The minimal training lasted less than an hour and focused on removing contaminated gloves and washing up properly after potential exposure.

It was attended by workers from LaGuardia and John F. Kennedy International Airport, who fumbled with putting on and taking off bright blue and green latex gloves, which they said were thicker and better quality than the ones supplied by their employer.

There are OSHA and consensus standards implicated by duties such as cleaning aircraft. We have already encountered Bloodborne Pathogens Programs, Needle stick and Hazard Communication issues in cleaning aircraft. (See the OSHA Ebola page).

Follow the logical entry points and you can see other types of workplaces which may be exposed in the transportation industry. But there will also be overreaction and unneeded angst.

Workers complaints and refusal to work

Here are some basic considerations:

  • Under Federal and State-OSHA whistleblower protection, an employee may not take adverse action against your employee for making safety complaints, even if the complaints are unreasonable.
  • Under OSHA anti-retaliation provisions, there is a more demanding standing for refusing to work, and normally the employer’s safety concerns must be reasonable.
  • The NLRB will likely treat many employee refusals to work because of safety concerns as “protected concerned activity.”

Sharing information

It behooves employers to immediately (as in now!) get out front and update employees about Ebola and why they should or shouldn’t be concerned.

Use the opportunity to remind employees about the Flu Season, the value of Flu shots, and the absolute need for hand washing. Try to prevent hysterical reactions by educating employees before a real or perceived incident occurs.

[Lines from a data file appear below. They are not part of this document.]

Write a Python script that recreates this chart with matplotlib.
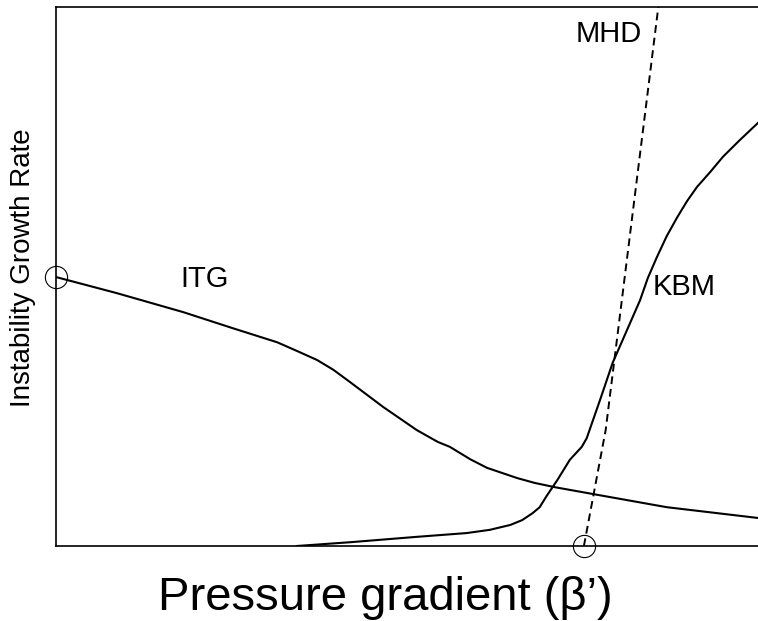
import matplotlib
matplotlib.use("Agg")
import matplotlib.pyplot as plt

plt.rcParams['font.family'] = ['Liberation Sans', 'DejaVu Sans']

# values (arbitrary units, axis spans 0..1 both ways)
itg_x = [0.0, 0.087, 0.181, 0.252, 0.315, 0.343, 0.372, 0.395, 0.419, 0.466,
         0.514, 0.544, 0.561, 0.590, 0.614, 0.657, 0.682, 0.711, 0.771, 0.870, 1.0]
itg_y = [0.499, 0.469, 0.434, 0.404, 0.378, 0.362, 0.345, 0.327, 0.304, 0.258,
         0.215, 0.193, 0.184, 0.161, 0.145, 0.126, 0.117, 0.109, 0.095, 0.072, 0.052]

kbm_x = [0.343, 0.419, 0.514, 0.585, 0.618, 0.647, 0.664, 0.679, 0.689, 0.699,
         0.714, 0.732, 0.749, 0.756, 0.775, 0.793, 0.832, 0.843, 0.856, 0.870,
         0.885, 0.899, 0.913, 0.932, 0.950, 0.974, 1.0]
kbm_y = [0.0, 0.007, 0.017, 0.024, 0.030, 0.039, 0.048, 0.061, 0.072, 0.093,
         0.122, 0.160, 0.184, 0.200, 0.271, 0.340, 0.456, 0.497, 0.536, 0.575,
         0.610, 0.640, 0.666, 0.694, 0.722, 0.753, 0.785]

mhd_x = [0.752, 0.783, 0.858]
mhd_y = [0.0, 0.215, 1.0]

# circled threshold points
thr_x = [0.0, 0.752]
thr_y = [0.499, 0.0]

fig = plt.figure(figsize=(7.58, 6.21), dpi=100)
ax = fig.add_axes([56/758, 75/621, 702/758, 539/621])

ax.plot(itg_x, itg_y, color='black', lw=1.5)
ax.plot(kbm_x, kbm_y, color='black', lw=1.5)
ax.plot(mhd_x, mhd_y, color='black', lw=1.4, dashes=(4, 2.5))
ax.plot(thr_x, thr_y, 'o', ms=16, mfc='none', mec='black', mew=0.8,
        clip_on=False, zorder=5)

ax.text(0.212, 0.495, 'ITG', fontsize=21, ha='center', va='center')
ax.text(0.895, 0.480, 'KBM', fontsize=21, ha='center', va='center')
ax.text(0.788, 0.950, 'MHD', fontsize=21, ha='center', va='center')

ax.set_xlim(0, 1)
ax.set_ylim(0, 1)
ax.set_xticks([])
ax.set_yticks([])
ax.spines['right'].set_visible(False)
for s in ['left', 'top', 'bottom']:
    ax.spines[s].set_linewidth(1.2)

fig.text(23/758, 1 - 268/621, 'Instability Growth Rate', fontsize=20,
         rotation=90, ha='center', va='center')
fig.text(385/758, 1 - 598/621, 'Pressure gradient (β’)', fontsize=34,
         ha='center', va='center')

fig.savefig('out.png', dpi=100)
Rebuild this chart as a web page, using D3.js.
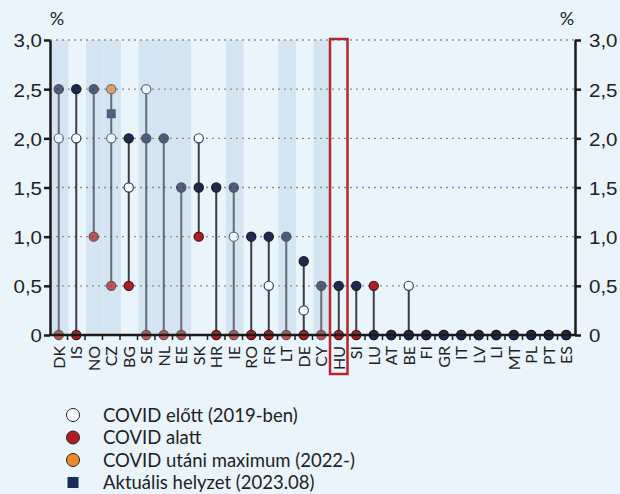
<!DOCTYPE html>
<html>
<head>
<meta charset="utf-8">
<script src="https://cdn.jsdelivr.net/npm/d3@7"></script>
<style>
  html, body { margin: 0; padding: 0; background: #eaf4fb; }
  svg { display: block; font-family: Lato, "Open Sans", sans-serif; }
  .axis path, .axis line { stroke: #1a1a1a; }
  .axis text { fill: #222; }
</style>
</head>
<body>
<div id="graphic"></div>
<script>
// countries in chart order
var countries = ['DK','IS','NO','CZ','BG','SE','NL','EE','SK','HR','IE','RO','FR','LT','DE','CY','HU','SI','LU','AT','BE','FI','GR','IT','LV','LI','MT','PL','PT','ES'];
// shaded (lighter) columns
var shaded = ['DK','NO','CZ','SE','NL','EE','IE','LT','CY'];
// COVID előtt (2019-ben)
var preCovid = [2.0, 2.0, null, 2.0, 1.5, 2.5, null, null, 2.0, null, 1.0, null, 0.5, null, 0.25, null, null, null, null, null, 0.5, null, null, null, null, null, null, null, null, null];
// COVID alatt
var duringCovid = [0, 0, 1.0, 0.5, 0.5, 0, 0, 0, 1.0, 0, 0, 0, 0, 0, 0, 0, 0, 0, 0.5, 0, 0, 0, 0, 0, 0, 0, 0, 0, 0, 0];
// COVID utáni maximum (2022-)
var postMax = [null, null, null, 2.5, null, null, null, null, null, null, null, null, null, null, null, null, null, null, null, null, null, null, null, null, null, null, null, null, null, null];
// Aktuális helyzet (2023.08)
var current = [2.5, 2.5, 2.5, 2.25, 2.0, 2.0, 2.0, 1.5, 1.5, 1.5, 1.5, 1.0, 1.0, 1.0, 0.75, 0.5, 0.5, 0.5, 0, 0, 0, 0, 0, 0, 0, 0, 0, 0, 0, 0];
var highlight = 'HU';
var yTicks = [0, 0.5, 1.0, 1.5, 2.0, 2.5, 3.0];

var legendItems = [
  {label: 'COVID előtt (2019-ben)', fill: '#ffffff', shape: 'circle'},
  {label: 'COVID alatt', fill: '#b01e24', shape: 'circle'},
  {label: 'COVID utáni maximum (2022-)', fill: '#f08a24', shape: 'circle'},
  {label: 'Aktuális helyzet (2023.08)', fill: '#1a2c5a', shape: 'square'}
];

var colours = {pre: '#ffffff', during: '#b01e24', post: '#e8893a', current: '#1b2a55'};

function drawGraphic() {
  var width = 620, height = 494;
  var margin = {left: 50, right: 45, top: 40, bottom: 159};
  var chart_width = width - margin.left - margin.right;
  var chart_height = height - margin.top - margin.bottom;

  var svg = d3.select('#graphic').append('svg')
    .attr('width', width).attr('height', height);

  svg.append('rect').attr('width', width).attr('height', height).attr('fill', '#eaf4fb');

  var x = d3.scaleBand().domain(countries).range([margin.left, margin.left + chart_width]);
  var y = d3.scaleLinear().domain([0, 3]).range([margin.top + chart_height, margin.top]);

  var data = countries.map(function (c, i) {
    return {name: c, pre: preCovid[i], during: duringCovid[i], post: postMax[i], current: current[i], shaded: shaded.indexOf(c) > -1};
  });

  // shaded column bands
  svg.append('g').selectAll('rect')
    .data(data.filter(function (d) { return d.shaded; }))
    .join('rect')
    .attr('x', function (d) { return x(d.name) + 1; })
    .attr('y', y(3))
    .attr('width', x.bandwidth())
    .attr('height', y(0) - y(3))
    .attr('fill', '#d5e4f1');

  // dotted gridlines
  svg.append('g').selectAll('line')
    .data(yTicks.filter(function (d) { return d > 0; }))
    .join('line')
    .attr('x1', margin.left).attr('x2', margin.left + chart_width)
    .attr('y1', function (d) { return y(d); }).attr('y2', function (d) { return y(d); })
    .attr('stroke', '#8a8f98').attr('stroke-width', 1.3)
    .attr('stroke-dasharray', '2,4');

  var cols = svg.append('g').selectAll('g')
    .data(data)
    .join('g')
    .attr('opacity', function (d) { return d.shaded ? 0.72 : 1; });

  // stems
  cols.append('line')
    .attr('x1', function (d) { return x(d.name) + x.bandwidth() / 2; })
    .attr('x2', function (d) { return x(d.name) + x.bandwidth() / 2; })
    .attr('y1', function (d) { return y(d3.min([d.pre, d.during, d.post, d.current].filter(function (v) { return v != null; }))); })
    .attr('y2', function (d) { return y(d3.max([d.pre, d.during, d.post, d.current].filter(function (v) { return v != null; }))); })
    .attr('stroke', '#3a3e47').attr('stroke-width', 2);

  function dot(key, fill, stroke) {
    cols.filter(function (d) { return d[key] != null; })
      .append('circle')
      .attr('cx', function (d) { return x(d.name) + x.bandwidth() / 2; })
      .attr('cy', function (d) { return y(d[key]); })
      .attr('r', 4.6)
      .attr('fill', fill)
      .attr('stroke', stroke)
      .attr('stroke-width', 1.2);
  }
  dot('during', colours.during, '#3a1a1a');
  dot('pre', colours.pre, '#2a3f7a');
  dot('post', colours.post, '#3a3e47');

  // current: circle normally, square where a post-COVID max is shown separately
  cols.filter(function (d) { return d.post == null; })
    .append('circle')
    .attr('cx', function (d) { return x(d.name) + x.bandwidth() / 2; })
    .attr('cy', function (d) { return y(d.current); })
    .attr('r', 4.6)
    .attr('fill', colours.current)
    .attr('stroke', '#1a1a1a')
    .attr('stroke-width', 1.2);
  cols.filter(function (d) { return d.post != null; })
    .append('rect')
    .attr('x', function (d) { return x(d.name) + x.bandwidth() / 2 - 4.5; })
    .attr('y', function (d) { return y(d.current) - 4.5; })
    .attr('width', 9).attr('height', 9)
    .attr('fill', colours.current);

  // axes
  var fmt = function (d) { return d === 0 ? '0' : d3.format('.1f')(d).replace('.', ','); };
  var sx = 1.08;

  var yAxisL = svg.append('g').attr('class', 'axis')
    .attr('transform', 'translate(' + margin.left + ',0)')
    .call(d3.axisLeft(y).tickValues(yTicks).tickFormat(fmt).tickSize(6).tickSizeOuter(0).tickPadding(3));
  yAxisL.select('.domain').attr('stroke-width', 2.5);
  yAxisL.selectAll('.tick line').attr('stroke-width', 2.5);
  yAxisL.selectAll('text').attr('font-size', 19).attr('dy', '0.36em')
    .attr('transform', 'scale(' + sx + ',1)').attr('x', -8 / sx);

  var yAxisR = svg.append('g').attr('class', 'axis')
    .attr('transform', 'translate(' + (margin.left + chart_width) + ',0)')
    .call(d3.axisRight(y).tickValues(yTicks).tickFormat(fmt).tickSize(6).tickSizeOuter(0).tickPadding(3));
  yAxisR.select('.domain').attr('stroke-width', 2.5);
  yAxisR.selectAll('.tick line').attr('stroke-width', 2.5);
  yAxisR.selectAll('text').attr('font-size', 19).attr('dy', '0.36em')
    .attr('transform', 'scale(' + sx + ',1)').attr('x', 14 / sx);

  // bottom axis line with boundary ticks
  var xAxis = svg.append('g').attr('class', 'axis');
  xAxis.append('line')
    .attr('x1', margin.left).attr('x2', margin.left + chart_width)
    .attr('y1', y(0)).attr('y2', y(0))
    .attr('stroke', '#1a1a1a').attr('stroke-width', 2.5);
  xAxis.selectAll('line.tk')
    .data(countries.slice(1))
    .join('line')
    .attr('class', 'tk')
    .attr('x1', function (d) { return x(d); }).attr('x2', function (d) { return x(d); })
    .attr('y1', y(0)).attr('y2', y(0) + 5)
    .attr('stroke', '#1a1a1a').attr('stroke-width', 1.5);
  xAxis.selectAll('text')
    .data(countries)
    .join('text')
    .attr('transform', function (d) { return 'translate(' + (x(d) + x.bandwidth() / 2) + ',' + (y(0) + 11) + ') rotate(-90)'; })
    .attr('dy', '0.36em')
    .attr('text-anchor', 'end')
    .attr('font-size', 16)
    .attr('fill', '#222')
    .text(function (d) { return d; });

  // % labels
  svg.append('text').attr('x', 57).attr('y', 25).attr('text-anchor', 'middle')
    .attr('font-size', 18).attr('fill', '#222').text('%');
  svg.append('text').attr('x', 567).attr('y', 25).attr('text-anchor', 'middle')
    .attr('font-size', 18).attr('fill', '#222').text('%');

  // highlight box
  svg.append('rect')
    .attr('x', x(highlight))
    .attr('y', y(3) - 1)
    .attr('width', x.bandwidth())
    .attr('height', 375 - y(3))
    .attr('fill', 'none')
    .attr('stroke', '#b8262c')
    .attr('stroke-width', 2.5);

  // legend
  var legend = svg.append('g').selectAll('g')
    .data(legendItems)
    .join('g')
    .attr('transform', function (d, i) { return 'translate(73,' + (415 + i * 22.5) + ')'; });
  legend.filter(function (d) { return d.shape === 'circle'; })
    .append('circle').attr('r', 6.5)
    .attr('fill', function (d) { return d.fill; })
    .attr('stroke', '#222').attr('stroke-width', 1);
  legend.filter(function (d) { return d.shape === 'square'; })
    .append('rect').attr('x', -5.5).attr('y', -5.5).attr('width', 11).attr('height', 11)
    .attr('fill', function (d) { return d.fill; });
  legend.append('text')
    .attr('x', 30).attr('dy', '0.36em')
    .attr('font-size', 18.5).attr('fill', '#222')
    .text(function (d) { return d.label; });
}

drawGraphic();
</script>
</body>
</html>
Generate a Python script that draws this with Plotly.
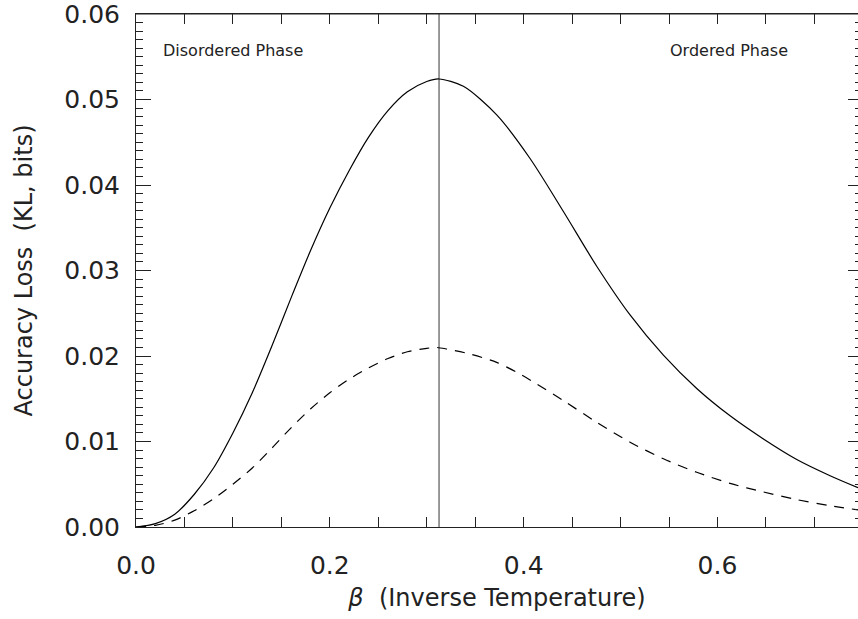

As in the case of HIV, Hep-b, TB, and other infectious diseases, the ADA and common law privacy laws strictly limits when and how an employer may share individual employee information. Generally, once one develops the facts, there is no meaningful risk, and once employees understand the lack of risk, one can calm the situation.

As we have learned when an employee presents active TB, there are occasions when more information may be shared, and proper ways to do so.